Another group of abstainers affects cynicism : "they're all the bloody same - voting makes no difference" is the too-often parroted turn of phrase that some imagine to be the height of sophistication, a mark of how their unique, dazzlingly perceptive insight has rumbled the whole sham for what it is. These are the people who won't bother even spoiling a ballot paper with a NOTA message, and - yes, Crabcakes - I do consider that attitude to be not only phoney, but indeed lazy. I've lost count of the number of people I've told that far from voting never changing anything, it is in fact, short of bloody revolution, the only thing that ever does change anything. My view is that such people simply haven't thought things through. How do we reach them? We just keep trying, is the only possible answer.
Then there is the constituency that Crabs, if you will, advocates for. A deeply principled band of active objectors for whom the appearance on a ballot paper of a candidate they deem worthy of receiving their vote is akin to hens' teeth on a blue moon during a month of Sundays. They think it's all shit, and they say so by sending a message on a ballot paper that grants nobody their vote. But nobody knows about this message - apart that is from all the candidates in the election, their agents, the returning officer, and some of the counting staff.

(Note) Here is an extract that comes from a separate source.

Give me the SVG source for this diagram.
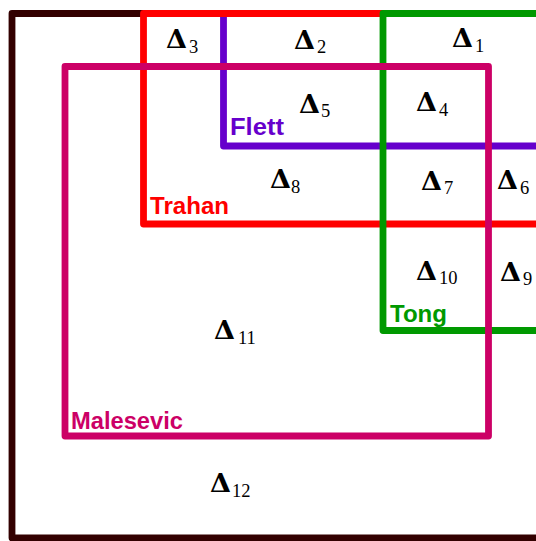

I suspect that actually, the actively protesting abstainers form a relatively small constituency. But I'm not convinced it would get much bigger if more people officially knew about how pissed off they are. I even suspect you'd need to change electoral law to make it clear that a "NOTA" ballot option could not win an election - though logically you'd think that a "NOTA" "win" would lead to a re-run election. But then we could be running and re-running elections until doomsday.
Maybe Crabs is right and an official "NOTA" option would lead in time to scores of progressive (or reactionary) candidates that people will be falling over themselves to vote for. But I seriously doubt that. Crabs will doubtless say that this is because I'm a rancid old Labour Party hack, to which charge I suppose I must plead guilty, but I can't but help my skepticism.
If it helps, Crabs, I'd be open to giving it a trial. If only to find my misgivings supported by reality.
"The opportunity to serve our country. That is all we ask." John Smith, Leader of the Labour Party, 10 May 1994.